## [Short problem]
Retype all of the listing exactly, passing over any picture you find.

• • • • • • •

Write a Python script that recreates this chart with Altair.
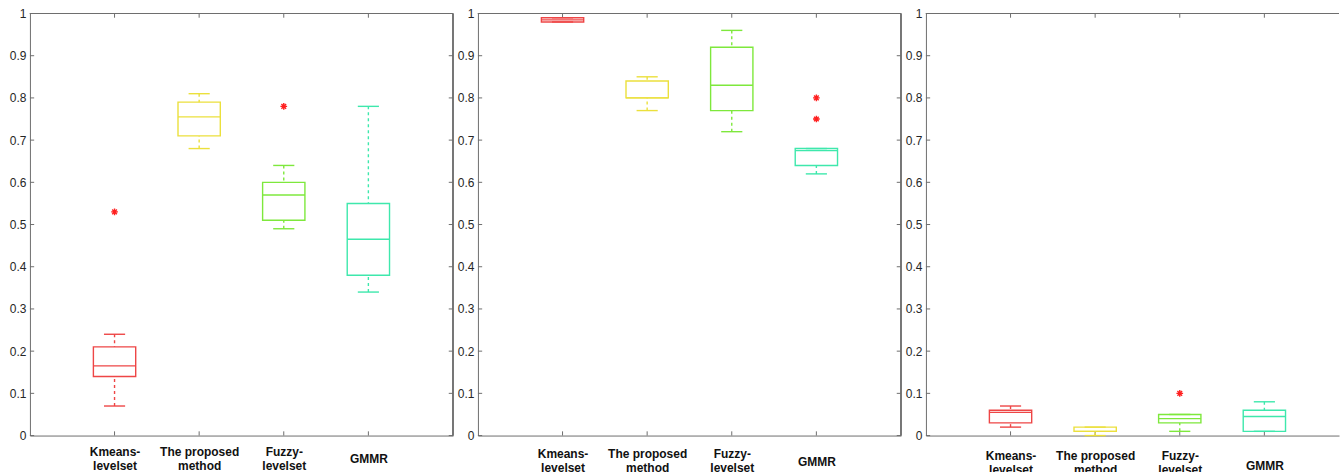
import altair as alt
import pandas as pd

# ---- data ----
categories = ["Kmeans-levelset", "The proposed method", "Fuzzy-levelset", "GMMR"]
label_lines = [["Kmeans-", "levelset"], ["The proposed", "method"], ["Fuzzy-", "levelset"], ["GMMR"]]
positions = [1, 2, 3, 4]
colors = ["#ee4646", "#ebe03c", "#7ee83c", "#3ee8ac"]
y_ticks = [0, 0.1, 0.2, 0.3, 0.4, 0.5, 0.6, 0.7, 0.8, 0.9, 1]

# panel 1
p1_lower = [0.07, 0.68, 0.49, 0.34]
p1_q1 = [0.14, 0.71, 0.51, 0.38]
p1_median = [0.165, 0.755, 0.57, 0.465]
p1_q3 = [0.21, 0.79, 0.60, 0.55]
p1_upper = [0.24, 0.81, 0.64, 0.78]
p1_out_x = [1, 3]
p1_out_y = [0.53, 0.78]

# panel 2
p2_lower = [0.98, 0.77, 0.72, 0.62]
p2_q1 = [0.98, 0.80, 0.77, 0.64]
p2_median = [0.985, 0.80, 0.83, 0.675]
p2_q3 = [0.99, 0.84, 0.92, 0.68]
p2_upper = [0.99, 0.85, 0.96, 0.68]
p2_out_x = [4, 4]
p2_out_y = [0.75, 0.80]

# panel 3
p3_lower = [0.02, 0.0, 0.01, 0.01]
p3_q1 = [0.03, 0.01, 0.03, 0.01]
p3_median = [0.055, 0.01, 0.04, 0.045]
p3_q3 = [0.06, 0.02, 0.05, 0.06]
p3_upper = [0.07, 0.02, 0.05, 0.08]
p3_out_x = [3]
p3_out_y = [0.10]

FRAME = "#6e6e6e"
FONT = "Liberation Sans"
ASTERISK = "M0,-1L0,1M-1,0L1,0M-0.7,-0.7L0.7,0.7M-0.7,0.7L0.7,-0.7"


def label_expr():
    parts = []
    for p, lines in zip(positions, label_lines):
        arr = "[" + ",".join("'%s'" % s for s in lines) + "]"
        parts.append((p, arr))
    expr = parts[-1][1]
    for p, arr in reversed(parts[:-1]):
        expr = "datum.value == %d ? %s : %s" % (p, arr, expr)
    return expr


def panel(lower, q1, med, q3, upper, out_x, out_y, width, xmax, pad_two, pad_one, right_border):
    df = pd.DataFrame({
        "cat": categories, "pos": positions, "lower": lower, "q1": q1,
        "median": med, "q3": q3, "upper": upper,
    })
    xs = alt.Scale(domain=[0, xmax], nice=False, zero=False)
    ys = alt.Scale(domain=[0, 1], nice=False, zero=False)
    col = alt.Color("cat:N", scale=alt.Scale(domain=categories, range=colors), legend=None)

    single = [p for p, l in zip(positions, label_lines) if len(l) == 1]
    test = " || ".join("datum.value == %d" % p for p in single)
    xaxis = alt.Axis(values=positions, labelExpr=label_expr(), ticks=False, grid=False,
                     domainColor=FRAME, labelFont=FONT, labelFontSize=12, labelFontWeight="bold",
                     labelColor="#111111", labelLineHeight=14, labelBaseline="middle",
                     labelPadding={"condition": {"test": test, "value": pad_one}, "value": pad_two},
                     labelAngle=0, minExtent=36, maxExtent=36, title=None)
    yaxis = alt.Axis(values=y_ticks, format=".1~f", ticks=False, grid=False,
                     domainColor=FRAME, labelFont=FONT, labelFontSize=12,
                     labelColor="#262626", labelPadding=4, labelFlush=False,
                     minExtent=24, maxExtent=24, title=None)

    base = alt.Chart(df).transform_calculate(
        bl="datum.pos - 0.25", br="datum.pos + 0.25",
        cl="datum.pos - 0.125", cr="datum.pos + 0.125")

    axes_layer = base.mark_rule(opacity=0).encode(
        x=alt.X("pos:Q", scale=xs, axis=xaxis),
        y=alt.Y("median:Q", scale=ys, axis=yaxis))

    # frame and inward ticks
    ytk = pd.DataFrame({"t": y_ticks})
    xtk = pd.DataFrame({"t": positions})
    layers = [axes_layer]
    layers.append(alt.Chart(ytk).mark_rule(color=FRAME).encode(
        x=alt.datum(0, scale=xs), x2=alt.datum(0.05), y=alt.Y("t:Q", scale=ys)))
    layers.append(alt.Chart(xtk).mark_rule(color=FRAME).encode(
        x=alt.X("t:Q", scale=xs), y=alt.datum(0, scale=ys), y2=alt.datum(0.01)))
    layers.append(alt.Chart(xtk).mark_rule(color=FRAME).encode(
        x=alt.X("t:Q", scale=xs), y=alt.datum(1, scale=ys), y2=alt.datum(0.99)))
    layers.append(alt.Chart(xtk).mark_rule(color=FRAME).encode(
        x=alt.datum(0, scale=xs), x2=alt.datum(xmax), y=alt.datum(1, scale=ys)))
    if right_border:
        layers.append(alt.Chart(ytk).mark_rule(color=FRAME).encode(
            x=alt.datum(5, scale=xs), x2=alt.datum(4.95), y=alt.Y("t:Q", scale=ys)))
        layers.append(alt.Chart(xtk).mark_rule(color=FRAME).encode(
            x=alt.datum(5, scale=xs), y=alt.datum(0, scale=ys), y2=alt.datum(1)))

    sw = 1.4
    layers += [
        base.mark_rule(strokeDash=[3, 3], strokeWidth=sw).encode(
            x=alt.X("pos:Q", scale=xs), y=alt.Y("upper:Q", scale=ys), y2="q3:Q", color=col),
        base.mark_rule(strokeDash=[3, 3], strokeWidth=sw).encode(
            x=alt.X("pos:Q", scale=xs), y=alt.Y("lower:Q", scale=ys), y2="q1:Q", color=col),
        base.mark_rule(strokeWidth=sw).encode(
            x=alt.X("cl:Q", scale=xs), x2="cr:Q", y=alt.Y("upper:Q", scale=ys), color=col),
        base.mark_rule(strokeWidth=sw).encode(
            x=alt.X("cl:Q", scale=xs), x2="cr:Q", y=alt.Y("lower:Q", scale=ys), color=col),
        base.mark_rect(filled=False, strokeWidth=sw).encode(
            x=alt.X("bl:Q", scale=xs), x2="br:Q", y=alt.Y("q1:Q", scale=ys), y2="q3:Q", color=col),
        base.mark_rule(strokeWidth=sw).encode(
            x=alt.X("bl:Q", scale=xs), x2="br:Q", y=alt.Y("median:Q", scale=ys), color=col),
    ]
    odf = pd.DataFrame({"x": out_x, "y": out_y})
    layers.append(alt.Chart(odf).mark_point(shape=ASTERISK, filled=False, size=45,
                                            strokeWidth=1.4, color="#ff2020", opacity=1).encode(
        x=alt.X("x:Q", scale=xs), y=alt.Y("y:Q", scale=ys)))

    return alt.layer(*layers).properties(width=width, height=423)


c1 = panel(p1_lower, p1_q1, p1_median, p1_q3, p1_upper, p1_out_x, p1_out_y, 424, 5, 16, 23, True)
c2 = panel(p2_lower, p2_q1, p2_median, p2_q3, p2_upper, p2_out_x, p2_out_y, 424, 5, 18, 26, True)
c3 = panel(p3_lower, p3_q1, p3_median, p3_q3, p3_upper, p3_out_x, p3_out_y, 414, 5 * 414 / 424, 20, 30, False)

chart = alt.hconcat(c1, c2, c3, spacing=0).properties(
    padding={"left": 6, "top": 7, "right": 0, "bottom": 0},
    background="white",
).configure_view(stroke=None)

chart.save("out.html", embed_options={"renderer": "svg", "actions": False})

• • • • • • •

## [Final result]
Write a Python script that recreates this chart with Altair.
import altair as alt
import pandas as pd

# ---- data ----
categories = ["Kmeans-levelset", "The proposed method", "Fuzzy-levelset", "GMMR"]
label_lines = [["Kmeans-", "levelset"], ["The proposed", "method"], ["Fuzzy-", "levelset"], ["GMMR"]]
positions = [1, 2, 3, 4]
colors = ["#ee4646", "#ebe03c", "#7ee83c", "#3ee8ac"]
y_ticks = [0, 0.1, 0.2, 0.3, 0.4, 0.5, 0.6, 0.7, 0.8, 0.9, 1]

# panel 1
p1_lower = [0.07, 0.68, 0.49, 0.34]
p1_q1 = [0.14, 0.71, 0.51, 0.38]
p1_median = [0.165, 0.755, 0.57, 0.465]
p1_q3 = [0.21, 0.79, 0.60, 0.55]
p1_upper = [0.24, 0.81, 0.64, 0.78]
p1_out_x = [1, 3]
p1_out_y = [0.53, 0.78]

# panel 2
p2_lower = [0.98, 0.77, 0.72, 0.62]
p2_q1 = [0.98, 0.80, 0.77, 0.64]
p2_median = [0.985, 0.80, 0.83, 0.675]
p2_q3 = [0.99, 0.84, 0.92, 0.68]
p2_upper = [0.99, 0.85, 0.96, 0.68]
p2_out_x = [4, 4]
p2_out_y = [0.75, 0.80]

# panel 3
p3_lower = [0.02, 0.0, 0.01, 0.01]
p3_q1 = [0.03, 0.01, 0.03, 0.01]
p3_median = [0.055, 0.01, 0.04, 0.045]
p3_q3 = [0.06, 0.02, 0.05, 0.06]
p3_upper = [0.07, 0.02, 0.05, 0.08]
p3_out_x = [3]
p3_out_y = [0.10]

FRAME = "#6e6e6e"
FONT = "Liberation Sans"
ASTERISK = "M0,-1L0,1M-1,0L1,0M-0.7,-0.7L0.7,0.7M-0.7,0.7L0.7,-0.7"


def label_expr():
    parts = []
    for p, lines in zip(positions, label_lines):
        arr = "[" + ",".join("'%s'" % s for s in lines) + "]"
        parts.append((p, arr))
    expr = parts[-1][1]
    for p, arr in reversed(parts[:-1]):
        expr = "datum.value == %d ? %s : %s" % (p, arr, expr)
    return expr


def panel(lower, q1, med, q3, upper, out_x, out_y, width, xmax, pad_two, pad_one, right_border):
    df = pd.DataFrame({
        "cat": categories, "pos": positions, "lower": lower, "q1": q1,
        "median": med, "q3": q3, "upper": upper,
    })
    xs = alt.Scale(domain=[0, xmax], nice=False, zero=False)
    ys = alt.Scale(domain=[0, 1], nice=False, zero=False)
    col = alt.Color("cat:N", scale=alt.Scale(domain=categories, range=colors), legend=None)

    single = [p for p, l in zip(positions, label_lines) if len(l) == 1]
    test = " || ".join("datum.value == %d" % p for p in single)
    xaxis = alt.Axis(values=positions, labelExpr=label_expr(), ticks=False, grid=False,
                     domainColor=FRAME, labelFont=FONT, labelFontSize=12, labelFontWeight="bold",
                     labelColor="#111111", labelLineHeight=14, labelBaseline="middle",
                     labelPadding={"condition": {"test": test, "value": pad_one}, "value": pad_two},
                     labelAngle=0, minExtent=36, maxExtent=36, title=None)
    yaxis = alt.Axis(values=y_ticks, format=".1~f", ticks=False, grid=False,
                     domainColor=FRAME, labelFont=FONT, labelFontSize=12,
                     labelColor="#262626", labelPadding=4, labelFlush=False,
                     minExtent=24, maxExtent=24, title=None)

    base = alt.Chart(df).transform_calculate(
        bl="datum.pos - 0.25", br="datum.pos + 0.25",
        cl="datum.pos - 0.125", cr="datum.pos + 0.125")

    axes_layer = base.mark_rule(opacity=0).encode(
        x=alt.X("pos:Q", scale=xs, axis=xaxis),
        y=alt.Y("median:Q", scale=ys, axis=yaxis))

    # frame and inward ticks
    ytk = pd.DataFrame({"t": y_ticks})
    xtk = pd.DataFrame({"t": positions})
    layers = [axes_layer]
    layers.append(alt.Chart(ytk).mark_rule(color=FRAME).encode(
        x=alt.datum(0, scale=xs), x2=alt.datum(0.05), y=alt.Y("t:Q", scale=ys)))
    layers.append(alt.Chart(xtk).mark_rule(color=FRAME).encode(
        x=alt.X("t:Q", scale=xs), y=alt.datum(0, scale=ys), y2=alt.datum(0.01)))
    layers.append(alt.Chart(xtk).mark_rule(color=FRAME).encode(
        x=alt.X("t:Q", scale=xs), y=alt.datum(1, scale=ys), y2=alt.datum(0.99)))
    layers.append(alt.Chart(xtk).mark_rule(color=FRAME).encode(
        x=alt.datum(0, scale=xs), x2=alt.datum(xmax), y=alt.datum(1, scale=ys)))
    if right_border:
        layers.append(alt.Chart(ytk).mark_rule(color=FRAME).encode(
            x=alt.datum(5, scale=xs), x2=alt.datum(4.95), y=alt.Y("t:Q", scale=ys)))
        layers.append(alt.Chart(xtk).mark_rule(color=FRAME).encode(
            x=alt.datum(5, scale=xs), y=alt.datum(0, scale=ys), y2=alt.datum(1)))

    sw = 1.4
    layers += [
        base.mark_rule(strokeDash=[3, 3], strokeWidth=sw).encode(
            x=alt.X("pos:Q", scale=xs), y=alt.Y("upper:Q", scale=ys), y2="q3:Q", color=col),
        base.mark_rule(strokeDash=[3, 3], strokeWidth=sw).encode(
            x=alt.X("pos:Q", scale=xs), y=alt.Y("lower:Q", scale=ys), y2="q1:Q", color=col),
        base.mark_rule(strokeWidth=sw).encode(
            x=alt.X("cl:Q", scale=xs), x2="cr:Q", y=alt.Y("upper:Q", scale=ys), color=col),
        base.mark_rule(strokeWidth=sw).encode(
            x=alt.X("cl:Q", scale=xs), x2="cr:Q", y=alt.Y("lower:Q", scale=ys), color=col),
        base.mark_rect(filled=False, strokeWidth=sw).encode(
            x=alt.X("bl:Q", scale=xs), x2="br:Q", y=alt.Y("q1:Q", scale=ys), y2="q3:Q", color=col),
        base.mark_rule(strokeWidth=sw).encode(
            x=alt.X("bl:Q", scale=xs), x2="br:Q", y=alt.Y("median:Q", scale=ys), color=col),
    ]
    odf = pd.DataFrame({"x": out_x, "y": out_y})
    layers.append(alt.Chart(odf).mark_point(shape=ASTERISK, filled=False, size=45,
                                            strokeWidth=1.4, color="#ff2020", opacity=1).encode(
        x=alt.X("x:Q", scale=xs), y=alt.Y("y:Q", scale=ys)))

    return alt.layer(*layers).properties(width=width, height=423)


c1 = panel(p1_lower, p1_q1, p1_median, p1_q3, p1_upper, p1_out_x, p1_out_y, 424, 5, 16, 23, True)
c2 = panel(p2_lower, p2_q1, p2_median, p2_q3, p2_upper, p2_out_x, p2_out_y, 424, 5, 18, 26, True)
c3 = panel(p3_lower, p3_q1, p3_median, p3_q3, p3_upper, p3_out_x, p3_out_y, 414, 5 * 414 / 424, 20, 30, False)

chart = alt.hconcat(c1, c2, c3, spacing=0).properties(
    padding={"left": 6, "top": 7, "right": 0, "bottom": 0},
    background="white",
).configure_view(stroke=None)

chart.save("out.html", embed_options={"renderer": "svg", "actions": False})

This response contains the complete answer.